— START OF Material to process —

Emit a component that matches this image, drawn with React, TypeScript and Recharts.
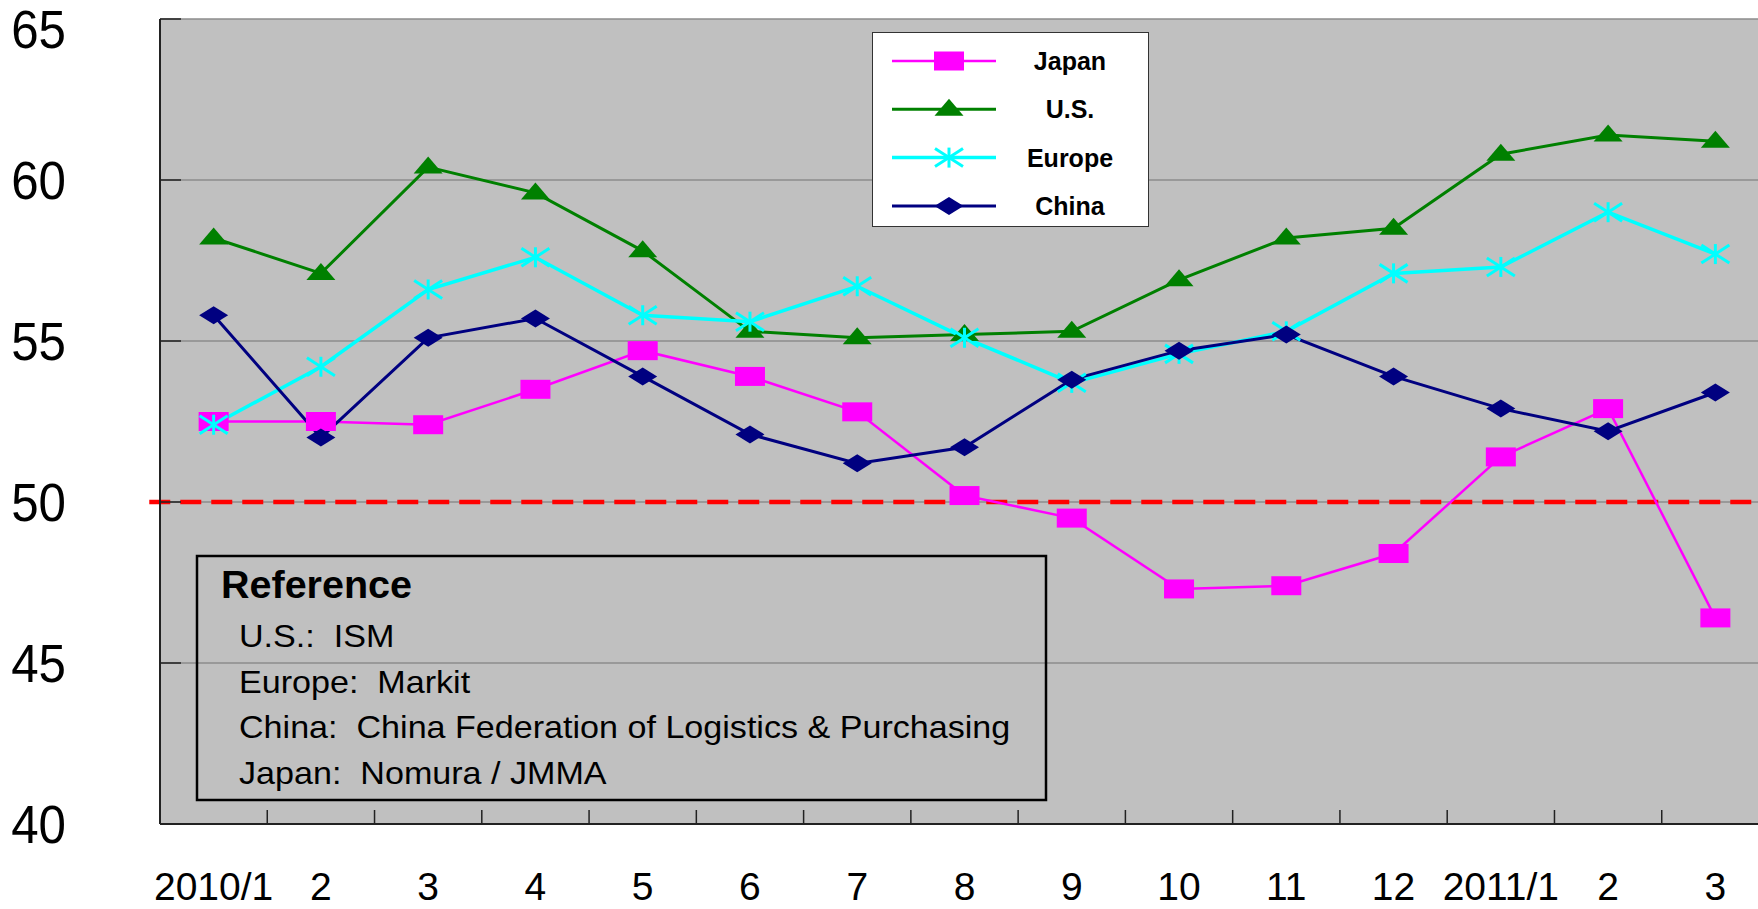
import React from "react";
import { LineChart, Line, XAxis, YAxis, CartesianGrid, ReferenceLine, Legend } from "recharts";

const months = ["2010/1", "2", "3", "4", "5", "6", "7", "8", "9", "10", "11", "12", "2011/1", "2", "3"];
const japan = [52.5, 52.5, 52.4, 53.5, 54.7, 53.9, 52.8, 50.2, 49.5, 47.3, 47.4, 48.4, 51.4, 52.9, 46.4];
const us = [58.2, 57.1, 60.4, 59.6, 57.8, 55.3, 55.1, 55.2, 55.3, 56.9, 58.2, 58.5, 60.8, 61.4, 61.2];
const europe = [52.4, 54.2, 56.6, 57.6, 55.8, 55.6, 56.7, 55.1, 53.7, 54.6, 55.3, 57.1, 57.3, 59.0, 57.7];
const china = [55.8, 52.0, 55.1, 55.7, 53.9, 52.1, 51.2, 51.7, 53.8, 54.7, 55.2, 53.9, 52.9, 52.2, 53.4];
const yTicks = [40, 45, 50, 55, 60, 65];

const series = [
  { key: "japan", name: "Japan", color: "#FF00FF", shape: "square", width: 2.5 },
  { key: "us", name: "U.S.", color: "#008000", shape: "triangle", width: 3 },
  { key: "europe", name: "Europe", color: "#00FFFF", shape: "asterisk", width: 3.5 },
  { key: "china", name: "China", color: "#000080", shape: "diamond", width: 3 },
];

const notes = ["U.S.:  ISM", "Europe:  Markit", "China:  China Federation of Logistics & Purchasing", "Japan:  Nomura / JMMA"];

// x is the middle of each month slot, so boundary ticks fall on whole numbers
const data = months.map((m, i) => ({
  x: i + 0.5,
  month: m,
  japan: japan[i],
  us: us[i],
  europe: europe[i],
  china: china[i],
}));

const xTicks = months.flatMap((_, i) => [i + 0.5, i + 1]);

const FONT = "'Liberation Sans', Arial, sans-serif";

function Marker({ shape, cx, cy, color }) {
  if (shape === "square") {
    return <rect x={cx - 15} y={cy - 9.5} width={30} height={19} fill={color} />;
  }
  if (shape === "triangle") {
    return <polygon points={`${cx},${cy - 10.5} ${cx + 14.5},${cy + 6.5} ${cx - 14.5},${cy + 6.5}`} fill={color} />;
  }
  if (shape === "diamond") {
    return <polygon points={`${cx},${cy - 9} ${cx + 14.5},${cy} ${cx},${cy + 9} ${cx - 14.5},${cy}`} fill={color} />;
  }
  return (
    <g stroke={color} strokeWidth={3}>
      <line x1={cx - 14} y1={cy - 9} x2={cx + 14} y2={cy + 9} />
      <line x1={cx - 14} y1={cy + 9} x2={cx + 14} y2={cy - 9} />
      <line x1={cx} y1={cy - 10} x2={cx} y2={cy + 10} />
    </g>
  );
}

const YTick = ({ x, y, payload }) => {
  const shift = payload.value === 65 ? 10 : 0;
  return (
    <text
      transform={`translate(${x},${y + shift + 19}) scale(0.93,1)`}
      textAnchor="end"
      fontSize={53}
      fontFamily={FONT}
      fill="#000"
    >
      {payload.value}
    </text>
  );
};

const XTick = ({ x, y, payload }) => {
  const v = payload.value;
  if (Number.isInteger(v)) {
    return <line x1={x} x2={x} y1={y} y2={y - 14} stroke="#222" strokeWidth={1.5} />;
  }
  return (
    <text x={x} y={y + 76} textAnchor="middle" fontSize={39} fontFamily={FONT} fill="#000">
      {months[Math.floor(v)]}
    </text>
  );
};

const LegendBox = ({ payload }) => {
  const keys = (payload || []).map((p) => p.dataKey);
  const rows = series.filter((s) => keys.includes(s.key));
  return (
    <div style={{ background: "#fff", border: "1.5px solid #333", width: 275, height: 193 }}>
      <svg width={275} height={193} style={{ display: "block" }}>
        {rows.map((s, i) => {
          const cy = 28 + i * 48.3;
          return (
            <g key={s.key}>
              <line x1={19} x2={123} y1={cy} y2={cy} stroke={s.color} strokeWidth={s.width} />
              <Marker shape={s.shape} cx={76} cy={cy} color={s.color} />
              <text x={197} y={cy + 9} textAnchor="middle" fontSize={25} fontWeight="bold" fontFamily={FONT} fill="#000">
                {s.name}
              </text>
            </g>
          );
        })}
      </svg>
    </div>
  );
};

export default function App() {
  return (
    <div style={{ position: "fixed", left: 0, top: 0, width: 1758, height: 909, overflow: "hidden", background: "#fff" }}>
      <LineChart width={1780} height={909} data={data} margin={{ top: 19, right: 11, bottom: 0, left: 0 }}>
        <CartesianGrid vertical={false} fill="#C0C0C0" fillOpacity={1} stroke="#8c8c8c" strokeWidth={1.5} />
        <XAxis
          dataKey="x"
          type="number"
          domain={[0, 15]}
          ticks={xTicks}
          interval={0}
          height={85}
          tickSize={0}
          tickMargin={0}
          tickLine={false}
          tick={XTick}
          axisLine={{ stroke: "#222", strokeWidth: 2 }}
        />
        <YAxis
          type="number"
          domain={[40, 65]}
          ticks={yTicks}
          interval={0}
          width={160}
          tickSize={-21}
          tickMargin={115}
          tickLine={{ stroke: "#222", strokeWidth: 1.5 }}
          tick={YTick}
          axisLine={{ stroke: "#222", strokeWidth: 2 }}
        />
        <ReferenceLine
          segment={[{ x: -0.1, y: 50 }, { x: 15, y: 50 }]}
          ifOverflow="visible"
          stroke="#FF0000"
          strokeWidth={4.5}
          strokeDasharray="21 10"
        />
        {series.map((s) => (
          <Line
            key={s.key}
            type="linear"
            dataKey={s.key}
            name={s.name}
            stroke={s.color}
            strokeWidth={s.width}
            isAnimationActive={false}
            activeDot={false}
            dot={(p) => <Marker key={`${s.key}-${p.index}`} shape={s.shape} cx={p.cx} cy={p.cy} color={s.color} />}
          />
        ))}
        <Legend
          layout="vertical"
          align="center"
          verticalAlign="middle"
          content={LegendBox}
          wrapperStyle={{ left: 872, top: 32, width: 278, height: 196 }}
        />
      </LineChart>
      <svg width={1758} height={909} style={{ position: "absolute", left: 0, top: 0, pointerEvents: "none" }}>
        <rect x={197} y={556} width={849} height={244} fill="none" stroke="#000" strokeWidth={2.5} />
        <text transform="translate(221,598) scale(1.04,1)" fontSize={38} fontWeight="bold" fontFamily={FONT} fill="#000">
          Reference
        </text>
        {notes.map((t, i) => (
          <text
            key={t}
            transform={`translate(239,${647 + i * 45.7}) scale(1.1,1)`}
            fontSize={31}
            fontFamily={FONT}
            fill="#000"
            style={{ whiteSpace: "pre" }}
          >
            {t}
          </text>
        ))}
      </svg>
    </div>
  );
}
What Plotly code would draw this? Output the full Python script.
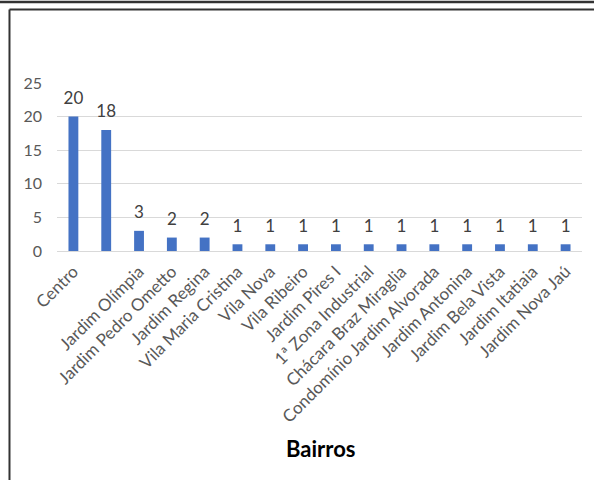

— END OF Material to process —

__Description of the task__.
Begin at the first line of the material and copy each line exactly through the one containing "CartesianGrid, ReferenceLine, Legend". Omit pictures.

__Response to the exercise__.
Emit a component that matches this image, drawn with React, TypeScript and Recharts.
import React from "react";
import { LineChart, Line, XAxis, YAxis, CartesianGrid, ReferenceLine, Legend } from "recharts";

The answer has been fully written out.